Friday, April 21, 2006

No Pity

You are sorry for me!!!
Eternal God! Am I then that thing
As to excite pity!
Give me deep scorn, without disguise,
Most rancorous hate, abhorrence
Any thing, but pity!
---Lines written in the diary of Joseph Lyons, Savannah GA, April 1833

Joseph Lyons wrote these lines in a journal where one theme is his loss of vision--an eye inflammation has "maimed" him as the journal begins (young Lyons was equally melodramatic about his romantic life, his spiritual questions, and his professional prospects). He was nineteen, a Jewish Southerner studying the law; he noted that he'd "fallen in love for 2 days together at least 20 times" in the previous six months. He loved the "bananas, Books, and oysters" that abounded in Charleston. He worried that the "clouds" obscuring one pupil might disrupt his studies, but he took "blue pills" and ate according to doctors' orders, hoping to manage the condition.

Lyons died from tuberculosis in 1839, at the age of 25, in Paris. His journal was passed down through the generations of his family until the 1970s, when it eventually reached the Special Collections department at the College of Charleston. There it was discovered sealed in an old envelope.

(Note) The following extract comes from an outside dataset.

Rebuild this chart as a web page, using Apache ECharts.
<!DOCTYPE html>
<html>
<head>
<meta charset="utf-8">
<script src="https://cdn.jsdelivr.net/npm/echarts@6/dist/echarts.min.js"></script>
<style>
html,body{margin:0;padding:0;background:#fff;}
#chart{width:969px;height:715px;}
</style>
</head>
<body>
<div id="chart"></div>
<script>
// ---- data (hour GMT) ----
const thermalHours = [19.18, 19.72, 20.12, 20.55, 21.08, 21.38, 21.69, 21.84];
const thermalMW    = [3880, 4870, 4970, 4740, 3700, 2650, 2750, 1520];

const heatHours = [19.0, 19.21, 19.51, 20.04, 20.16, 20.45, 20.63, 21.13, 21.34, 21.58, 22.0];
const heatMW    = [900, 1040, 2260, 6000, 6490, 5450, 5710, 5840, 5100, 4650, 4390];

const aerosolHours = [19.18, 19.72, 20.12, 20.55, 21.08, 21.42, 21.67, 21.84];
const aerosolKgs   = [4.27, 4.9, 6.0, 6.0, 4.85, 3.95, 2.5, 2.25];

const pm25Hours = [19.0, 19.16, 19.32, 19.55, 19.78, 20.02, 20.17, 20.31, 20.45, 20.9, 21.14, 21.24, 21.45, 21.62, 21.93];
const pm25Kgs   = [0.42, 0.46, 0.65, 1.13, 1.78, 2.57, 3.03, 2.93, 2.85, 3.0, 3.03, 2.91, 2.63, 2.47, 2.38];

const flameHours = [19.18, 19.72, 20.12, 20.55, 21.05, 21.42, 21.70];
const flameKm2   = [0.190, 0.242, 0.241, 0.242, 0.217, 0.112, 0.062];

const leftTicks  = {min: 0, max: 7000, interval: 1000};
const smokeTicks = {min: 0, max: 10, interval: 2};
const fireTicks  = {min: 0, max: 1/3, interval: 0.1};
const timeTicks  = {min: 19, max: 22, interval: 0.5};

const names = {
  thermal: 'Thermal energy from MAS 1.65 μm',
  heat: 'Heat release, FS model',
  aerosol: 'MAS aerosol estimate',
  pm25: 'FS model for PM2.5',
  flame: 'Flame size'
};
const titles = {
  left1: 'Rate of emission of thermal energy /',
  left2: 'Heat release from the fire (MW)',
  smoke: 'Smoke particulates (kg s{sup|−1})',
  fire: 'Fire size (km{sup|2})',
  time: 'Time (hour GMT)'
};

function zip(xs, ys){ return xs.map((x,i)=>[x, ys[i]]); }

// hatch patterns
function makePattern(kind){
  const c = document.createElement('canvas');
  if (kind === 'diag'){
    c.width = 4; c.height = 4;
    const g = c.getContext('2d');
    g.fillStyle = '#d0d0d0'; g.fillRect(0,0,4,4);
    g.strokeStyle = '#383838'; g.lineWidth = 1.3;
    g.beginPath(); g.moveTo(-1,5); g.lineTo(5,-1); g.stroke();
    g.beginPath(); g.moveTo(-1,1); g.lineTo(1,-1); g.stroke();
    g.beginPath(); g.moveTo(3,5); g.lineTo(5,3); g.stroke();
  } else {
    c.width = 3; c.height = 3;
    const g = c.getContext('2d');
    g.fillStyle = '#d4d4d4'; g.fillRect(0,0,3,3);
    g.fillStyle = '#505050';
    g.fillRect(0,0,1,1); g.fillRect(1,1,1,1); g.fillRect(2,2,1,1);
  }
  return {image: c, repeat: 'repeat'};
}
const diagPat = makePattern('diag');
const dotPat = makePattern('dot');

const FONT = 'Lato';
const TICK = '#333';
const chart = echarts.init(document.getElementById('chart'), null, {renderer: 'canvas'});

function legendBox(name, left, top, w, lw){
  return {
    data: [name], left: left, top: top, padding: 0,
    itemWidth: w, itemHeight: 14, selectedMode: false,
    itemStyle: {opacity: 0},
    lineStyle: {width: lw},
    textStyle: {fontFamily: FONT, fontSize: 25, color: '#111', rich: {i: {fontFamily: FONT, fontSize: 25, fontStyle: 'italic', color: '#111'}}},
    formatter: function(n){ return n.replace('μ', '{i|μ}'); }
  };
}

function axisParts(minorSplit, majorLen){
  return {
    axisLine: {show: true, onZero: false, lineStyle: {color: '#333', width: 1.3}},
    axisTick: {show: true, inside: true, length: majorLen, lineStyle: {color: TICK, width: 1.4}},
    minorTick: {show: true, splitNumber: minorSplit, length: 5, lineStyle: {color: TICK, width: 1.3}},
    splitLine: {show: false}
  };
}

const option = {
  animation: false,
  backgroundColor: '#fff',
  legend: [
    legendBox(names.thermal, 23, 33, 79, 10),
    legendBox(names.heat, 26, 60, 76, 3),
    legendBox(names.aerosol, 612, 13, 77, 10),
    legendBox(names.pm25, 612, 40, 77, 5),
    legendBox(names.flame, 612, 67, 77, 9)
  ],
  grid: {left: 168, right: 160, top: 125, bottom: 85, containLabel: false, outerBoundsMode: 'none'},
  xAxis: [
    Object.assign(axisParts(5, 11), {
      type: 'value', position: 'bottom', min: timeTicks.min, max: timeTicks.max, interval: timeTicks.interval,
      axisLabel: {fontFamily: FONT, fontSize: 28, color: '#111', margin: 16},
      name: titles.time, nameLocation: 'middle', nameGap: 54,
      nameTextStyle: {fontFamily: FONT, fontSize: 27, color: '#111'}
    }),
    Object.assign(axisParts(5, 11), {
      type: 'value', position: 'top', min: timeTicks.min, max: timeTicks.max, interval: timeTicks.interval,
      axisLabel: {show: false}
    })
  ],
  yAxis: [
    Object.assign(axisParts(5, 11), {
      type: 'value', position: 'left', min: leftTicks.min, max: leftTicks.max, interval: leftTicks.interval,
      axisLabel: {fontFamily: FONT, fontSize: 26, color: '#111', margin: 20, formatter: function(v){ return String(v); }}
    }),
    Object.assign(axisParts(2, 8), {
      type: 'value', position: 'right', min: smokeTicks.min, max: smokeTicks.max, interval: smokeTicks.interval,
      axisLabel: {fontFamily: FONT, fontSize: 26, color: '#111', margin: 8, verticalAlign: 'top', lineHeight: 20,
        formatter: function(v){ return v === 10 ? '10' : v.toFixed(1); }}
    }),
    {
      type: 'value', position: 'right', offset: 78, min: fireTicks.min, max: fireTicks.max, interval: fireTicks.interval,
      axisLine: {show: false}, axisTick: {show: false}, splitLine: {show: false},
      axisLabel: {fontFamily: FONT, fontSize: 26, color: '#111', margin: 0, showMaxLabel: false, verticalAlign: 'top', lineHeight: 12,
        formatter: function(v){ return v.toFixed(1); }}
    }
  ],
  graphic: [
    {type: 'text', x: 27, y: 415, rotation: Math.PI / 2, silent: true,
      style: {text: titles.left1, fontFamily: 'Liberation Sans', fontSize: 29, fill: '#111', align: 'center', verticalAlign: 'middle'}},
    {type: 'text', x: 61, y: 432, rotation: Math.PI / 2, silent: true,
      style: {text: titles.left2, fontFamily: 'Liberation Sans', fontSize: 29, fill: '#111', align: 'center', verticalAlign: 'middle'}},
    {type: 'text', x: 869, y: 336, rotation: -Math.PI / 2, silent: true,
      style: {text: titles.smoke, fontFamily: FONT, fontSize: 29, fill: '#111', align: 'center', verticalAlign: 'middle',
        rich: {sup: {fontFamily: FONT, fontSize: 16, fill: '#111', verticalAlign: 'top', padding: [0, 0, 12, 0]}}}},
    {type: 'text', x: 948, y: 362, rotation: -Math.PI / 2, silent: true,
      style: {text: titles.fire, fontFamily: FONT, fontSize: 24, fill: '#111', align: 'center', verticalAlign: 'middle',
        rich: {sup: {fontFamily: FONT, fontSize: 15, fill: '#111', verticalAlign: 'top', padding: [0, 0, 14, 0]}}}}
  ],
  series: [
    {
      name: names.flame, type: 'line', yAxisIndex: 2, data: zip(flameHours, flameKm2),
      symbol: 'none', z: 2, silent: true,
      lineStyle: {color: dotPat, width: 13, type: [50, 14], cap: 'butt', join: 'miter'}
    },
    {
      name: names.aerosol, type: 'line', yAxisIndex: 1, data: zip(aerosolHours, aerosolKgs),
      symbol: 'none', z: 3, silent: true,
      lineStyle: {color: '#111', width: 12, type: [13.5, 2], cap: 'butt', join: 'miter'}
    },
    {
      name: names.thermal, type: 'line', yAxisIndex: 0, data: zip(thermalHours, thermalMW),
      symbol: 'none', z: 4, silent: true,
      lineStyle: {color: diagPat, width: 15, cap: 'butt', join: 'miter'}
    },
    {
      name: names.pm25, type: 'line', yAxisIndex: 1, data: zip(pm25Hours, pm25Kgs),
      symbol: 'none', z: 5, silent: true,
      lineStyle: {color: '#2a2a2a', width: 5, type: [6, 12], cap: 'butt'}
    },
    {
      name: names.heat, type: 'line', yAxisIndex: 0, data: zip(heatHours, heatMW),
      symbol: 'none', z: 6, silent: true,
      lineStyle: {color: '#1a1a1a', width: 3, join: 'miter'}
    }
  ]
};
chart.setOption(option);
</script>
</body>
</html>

The complete two-year diary of Joseph Lyons was published a few years ago in the journal American Jewish History, which included a long introduction explaining the journal's origin and historical context. As far as I know, it hasn't yet been noticed as an engaging first-hand document of a young man's concern about loss of sight, which here appears as only one of the many uncertainties Mr. Lyons faced at the verge of adulthood.

Citation:

Marie Ferrara, et al. "The Diary of Joseph Lyons, 1833-1835: Introduction," American Jewish History 91(3-4)(September-December 2003): 493-525. The diary itself, transcribed in its entirety, appears in the same volume, pp. 526-606.